A day after a Baltimore Circuit Court judge dismissed his lawsuit against the city, the head of a minority contractors association said yesterday that he plans to push on with his challenge of the city's land sale to a developer for the superblock project on Baltimore's west side.
Arnold M. Jolivet, who filed a lawsuit in January after the city approved the sale of 37 properties to Lexington Square Partners LLC for $21.6 million, argued that the demolition and environmental work agreed to as part of the agreement should have been subject to competitive bid. Under the sales agreement, Lexington Square, formed by the Chera/Dawson Group, can deduct up to $10 million from the purchase price for the cost of demolition, environmental cleanup and streetscape work.
The Jolivet lawsuit argued the city cannot use a land-disposition agreement to essentially give a $10 million contract to the developer.
"Our contention is the city doesn't have a right to award those types of construction work to developers through land purchase agreements," Jolivet said. "The city must competitively bid this and these types of work."

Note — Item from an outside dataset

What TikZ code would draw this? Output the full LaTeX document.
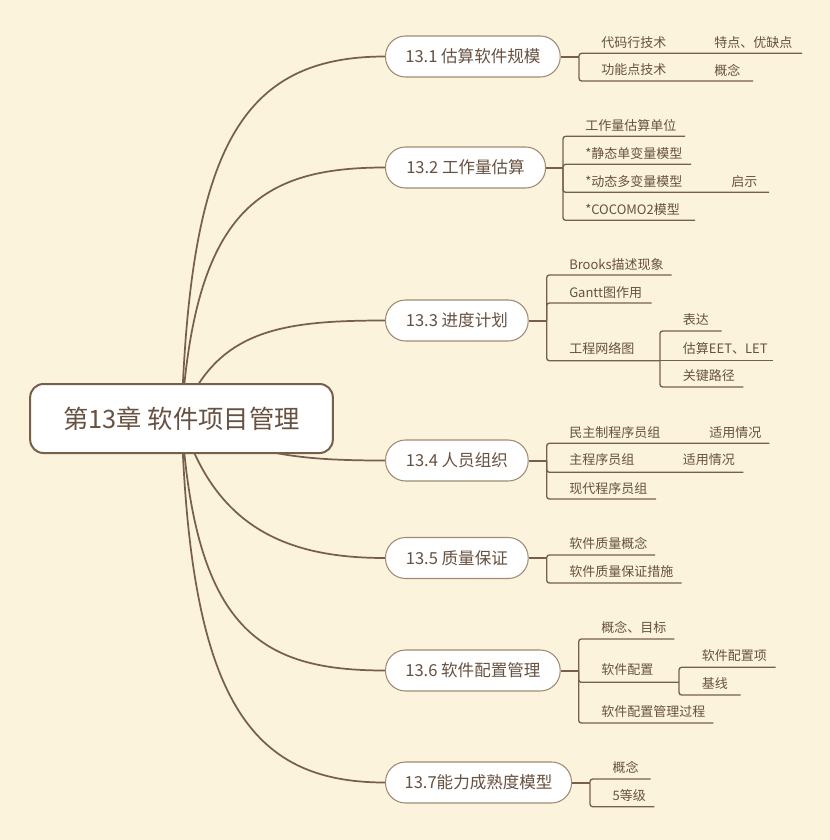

Judge Joseph H.H. Kaplan dismissed the lawsuit after a hearing Wednesday. Jolivet, president of the American Minority Contractors and Businesses Association, who said he filed suit as a resident and taxpayer of the city, said he would appeal the decision.
City Solicitor George A. Nilson said yesterday that the judge's decision clears one more obstacle to moving ahead with the long-stalled project to inject new residents, shops and businesses in the deteriorating stretch of the west side, viewed as critical to revitalizing the former retail hub of downtown.
Lexington Square, which filed preliminary plans with Baltimore Development Corp. Friday, plans to build 400 to 500 market-rate apartments, 200,000 square feet of retail space and parking.
"It's the elimination of an obstacle and another item ... in fresh progress on the west side," Nilson said. "A lot of folks have been frustrated in what they view as the slow pace of things."
Lexington Square was selected as developer in 2004. But the city hit snags in acquiring the property, in part because of a dispute over properties owned by the Harry and Jeanette Weinberg Foundation.
Last week, the city, Weinberg Foundation and Lexington Square officials agreed to a land swap to resolve the land dispute and enable the foundation and Baltimore-based developer Cordish Co. to proceed with redeveloping a block on the north side of Lexington Street.
The city still faced challenges in three separate lawsuits, including Jolivet's.
"From our point of view, this is one down, two to go," Nilson said. "We're not anticipating that either of those lawsuits will slow down the new resurgent progress of the west side."
The other lawsuits include one from several owners of property south of Lexington Street, challenging the validity of BDC's selection of the Chera/Dawson Group during a closed meeting in 2004.
Another lawsuit against the BDC was filed by companies controlled by Orioles owner Peter G. Angelos and developer David Hillman. That suit also asks that the city's deal with Chera/Dawson be declared illegal because the agreement improperly included a key parcel not listed in the original bid package and inappropriately allows the developer to deduct nearly half of the $21.6 million purchase price for expenses such as demolition and environmental remediation.